Multi-Stage Multi-Modal Pre-Training for Automatic Speech Recognition
Yash Jain, David Chan, Pranav Dheram, Aparna Khare, Olabanji Shonibare, Venkatesh Ravichandran, Shalini Ghosh
TL;DR
The paper tackles improving automatic speech recognition through a multi-stage, multi-modal pre-training framework that combines masked autoencoding and contrastive learning with a translation-based mid-training step. It leverages audio-visual data from diverse datasets and introduces a mid-training stage on MuST-C to align speech representations with text, yielding substantial relative improvements in $WER$ on Librispeech and across SUPERB tasks. Key findings show MAE generally outperforms CLR for ASR, translation-based mid-training provides strong gains (notably with Italian as a complementary language), and data composition critically shapes outcomes. The work offers practical guidance on pre-training strategies, dataset selection, and the value of translation-driven mid-training for enhancing multi-modal ASR systems.
Abstract
Recent advances in machine learning have demonstrated that multi-modal pre-training can improve automatic speech recognition (ASR) performance compared to randomly initialized models, even when models are fine-tuned on uni-modal tasks.
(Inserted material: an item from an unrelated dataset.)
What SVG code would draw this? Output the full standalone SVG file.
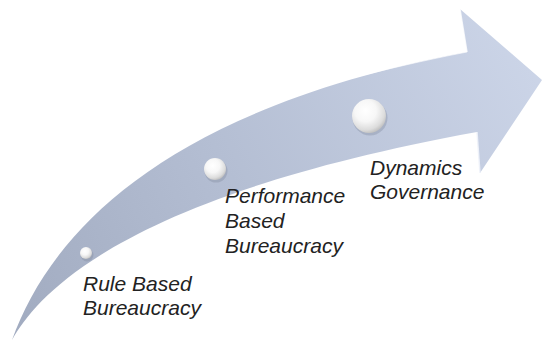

Existing multi-modal pre-training methods for the ASR task have primarily focused on single-stage pre-training where a single unsupervised task is used for pre-training followed by fine-tuning on the downstream task. In this work, we introduce a novel method combining multi-modal and multi-task unsupervised pre-training with a translation-based supervised mid-training approach. We empirically demonstrate that such a multi-stage approach leads to relative word error rate (WER) improvements of up to 38.45% over baselines on both Librispeech and SUPERB. Additionally, we share several important findings for choosing pre-training methods and datasets.